__Data excerpt__:

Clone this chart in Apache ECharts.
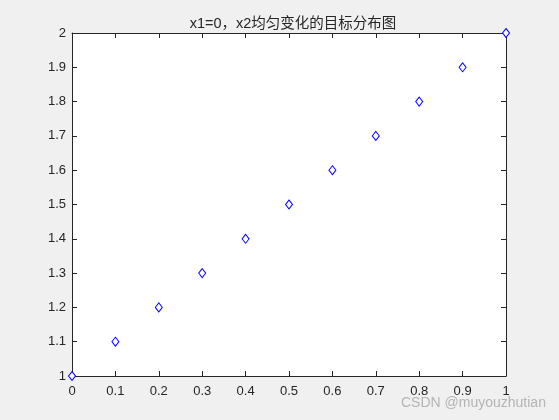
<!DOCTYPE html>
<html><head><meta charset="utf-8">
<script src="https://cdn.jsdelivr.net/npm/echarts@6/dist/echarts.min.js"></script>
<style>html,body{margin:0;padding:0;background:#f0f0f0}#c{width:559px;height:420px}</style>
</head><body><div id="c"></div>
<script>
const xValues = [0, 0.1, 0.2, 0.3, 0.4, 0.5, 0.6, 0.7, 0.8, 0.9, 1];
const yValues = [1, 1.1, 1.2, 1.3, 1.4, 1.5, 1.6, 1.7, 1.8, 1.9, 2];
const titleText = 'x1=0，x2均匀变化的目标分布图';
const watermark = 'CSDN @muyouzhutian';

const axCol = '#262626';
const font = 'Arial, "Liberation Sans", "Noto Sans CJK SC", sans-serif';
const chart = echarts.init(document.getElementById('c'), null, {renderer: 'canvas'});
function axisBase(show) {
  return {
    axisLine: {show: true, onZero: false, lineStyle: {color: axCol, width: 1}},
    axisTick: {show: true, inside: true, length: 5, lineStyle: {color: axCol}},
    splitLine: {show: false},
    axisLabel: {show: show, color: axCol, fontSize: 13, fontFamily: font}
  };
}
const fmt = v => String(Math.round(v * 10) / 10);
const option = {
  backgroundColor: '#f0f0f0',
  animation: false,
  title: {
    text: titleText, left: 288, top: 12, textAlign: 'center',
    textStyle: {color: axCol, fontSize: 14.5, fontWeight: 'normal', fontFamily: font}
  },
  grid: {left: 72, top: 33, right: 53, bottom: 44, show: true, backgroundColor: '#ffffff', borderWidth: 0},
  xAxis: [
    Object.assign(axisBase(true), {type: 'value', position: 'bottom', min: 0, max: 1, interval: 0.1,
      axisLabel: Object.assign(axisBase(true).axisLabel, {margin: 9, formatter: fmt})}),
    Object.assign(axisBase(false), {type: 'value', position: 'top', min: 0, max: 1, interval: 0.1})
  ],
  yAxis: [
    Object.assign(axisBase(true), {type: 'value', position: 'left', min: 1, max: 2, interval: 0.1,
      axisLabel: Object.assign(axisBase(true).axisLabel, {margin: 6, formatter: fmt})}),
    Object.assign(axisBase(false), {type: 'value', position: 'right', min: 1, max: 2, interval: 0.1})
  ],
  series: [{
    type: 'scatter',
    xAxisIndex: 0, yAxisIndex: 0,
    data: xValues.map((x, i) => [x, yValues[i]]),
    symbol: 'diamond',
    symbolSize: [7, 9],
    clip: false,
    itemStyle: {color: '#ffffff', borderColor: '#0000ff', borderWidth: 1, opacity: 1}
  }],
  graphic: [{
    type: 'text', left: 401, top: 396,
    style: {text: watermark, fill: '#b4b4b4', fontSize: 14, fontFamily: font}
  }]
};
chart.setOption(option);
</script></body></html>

__Directions__: All of the data needs repeating exactly, but the pictures do not.

__Answer for this exercise__:
Clone this chart in Apache ECharts.
<!DOCTYPE html>
<html><head><meta charset="utf-8">
<script src="https://cdn.jsdelivr.net/npm/echarts@6/dist/echarts.min.js"></script>
<style>html,body{margin:0;padding:0;background:#f0f0f0}#c{width:559px;height:420px}</style>
</head><body><div id="c"></div>
<script>
const xValues = [0, 0.1, 0.2, 0.3, 0.4, 0.5, 0.6, 0.7, 0.8, 0.9, 1];
const yValues = [1, 1.1, 1.2, 1.3, 1.4, 1.5, 1.6, 1.7, 1.8, 1.9, 2];
const titleText = 'x1=0，x2均匀变化的目标分布图';
const watermark = 'CSDN @muyouzhutian';

const axCol = '#262626';
const font = 'Arial, "Liberation Sans", "Noto Sans CJK SC", sans-serif';
const chart = echarts.init(document.getElementById('c'), null, {renderer: 'canvas'});
function axisBase(show) {
  return {
    axisLine: {show: true, onZero: false, lineStyle: {color: axCol, width: 1}},
    axisTick: {show: true, inside: true, length: 5, lineStyle: {color: axCol}},
    splitLine: {show: false},
    axisLabel: {show: show, color: axCol, fontSize: 13, fontFamily: font}
  };
}
const fmt = v => String(Math.round(v * 10) / 10);
const option = {
  backgroundColor: '#f0f0f0',
  animation: false,
  title: {
    text: titleText, left: 288, top: 12, textAlign: 'center',
    textStyle: {color: axCol, fontSize: 14.5, fontWeight: 'normal', fontFamily: font}
  },
  grid: {left: 72, top: 33, right: 53, bottom: 44, show: true, backgroundColor: '#ffffff', borderWidth: 0},
  xAxis: [
    Object.assign(axisBase(true), {type: 'value', position: 'bottom', min: 0, max: 1, interval: 0.1,
      axisLabel: Object.assign(axisBase(true).axisLabel, {margin: 9, formatter: fmt})}),
    Object.assign(axisBase(false), {type: 'value', position: 'top', min: 0, max: 1, interval: 0.1})
  ],
  yAxis: [
    Object.assign(axisBase(true), {type: 'value', position: 'left', min: 1, max: 2, interval: 0.1,
      axisLabel: Object.assign(axisBase(true).axisLabel, {margin: 6, formatter: fmt})}),
    Object.assign(axisBase(false), {type: 'value', position: 'right', min: 1, max: 2, interval: 0.1})
  ],
  series: [{
    type: 'scatter',
    xAxisIndex: 0, yAxisIndex: 0,
    data: xValues.map((x, i) => [x, yValues[i]]),
    symbol: 'diamond',
    symbolSize: [7, 9],
    clip: false,
    itemStyle: {color: '#ffffff', borderColor: '#0000ff', borderWidth: 1, opacity: 1}
  }],
  graphic: [{
    type: 'text', left: 401, top: 396,
    style: {text: watermark, fill: '#b4b4b4', fontSize: 14, fontFamily: font}
  }]
};
chart.setOption(option);
</script></body></html>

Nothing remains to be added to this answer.